Утром вышел на улицу. Увидел — солдаты сгружали с тупорылого «студебеккера» картошку, гребли ее лопатами из кузова прямо в открытый люк подвала. Оттуда несло сырым запахом земли, прелым опавшим листом — знакомой домашней осенью, той осенью, когда они с матерью начинали убирать огород. Не было лучшей поры для Гурина, не было более приятных дней, чем ранняя осень: тихо, тепло, вольготно. В прозрачном воздухе плавают паутины, скот бродит по капустным грядкам — подъедает кочерыжки, на огородах жгут бурьян, и дымок, путаясь в голых деревьях садов, медленно оседает на землю.

Защемило сердце тоской — домой захотелось. Домой!
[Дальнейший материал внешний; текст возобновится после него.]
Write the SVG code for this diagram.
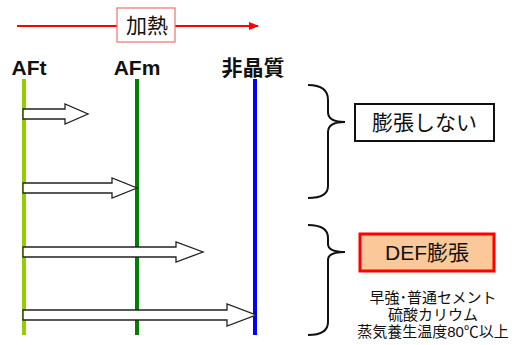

Хоть одним глазком взглянуть на дом свой, на поселок, на людей. Как надоели эти черные каменные, похожие на доты, дома, эти готические завитушки длинных вывесок! Хоть не домой, хоть только через границу, хоть на часок — только бы глотнуть полной грудью родного воздуха, только бы пройти по улице русского города, почитать вывески на родном языке!..

Стоит, задумался. Откуда ни возьмись — подполковник Кирьянов, подошел вплотную, чуть ли не нос к носу, в глаза заглянул Гурину:

— О чем думы, комсорг?

Стушевался Гурин — мысли его врасплох захватили, сказал смущенно:

— Да вот… Родной землей запахло… Домой захотелось.

— А-а-а, ностальгия начинается. Это серьезная болезнь. — И понизив голос, будто по секрету, предупредил: — Не поддавайся. Рано нам по домам, очень много еще здесь работы. Сам видишь. Победить победили, теперь надо победу закрепить. Это очень важно!

— Знаю, товарищ подполковник…

— Вот то-то. Знай. — Подумал, сказал: — Наладим немножко дела, может, в отпуск съездишь. А пока — работа! — Он хотел идти дальше, но вспомнил что-то, обернулся снова к Гурину: — Звонили из политуправления — сегодня там в два часа совещание. Не забудь. — И он заспешил по своим делам, прихрамывая и постукивая палочкой о тротуар.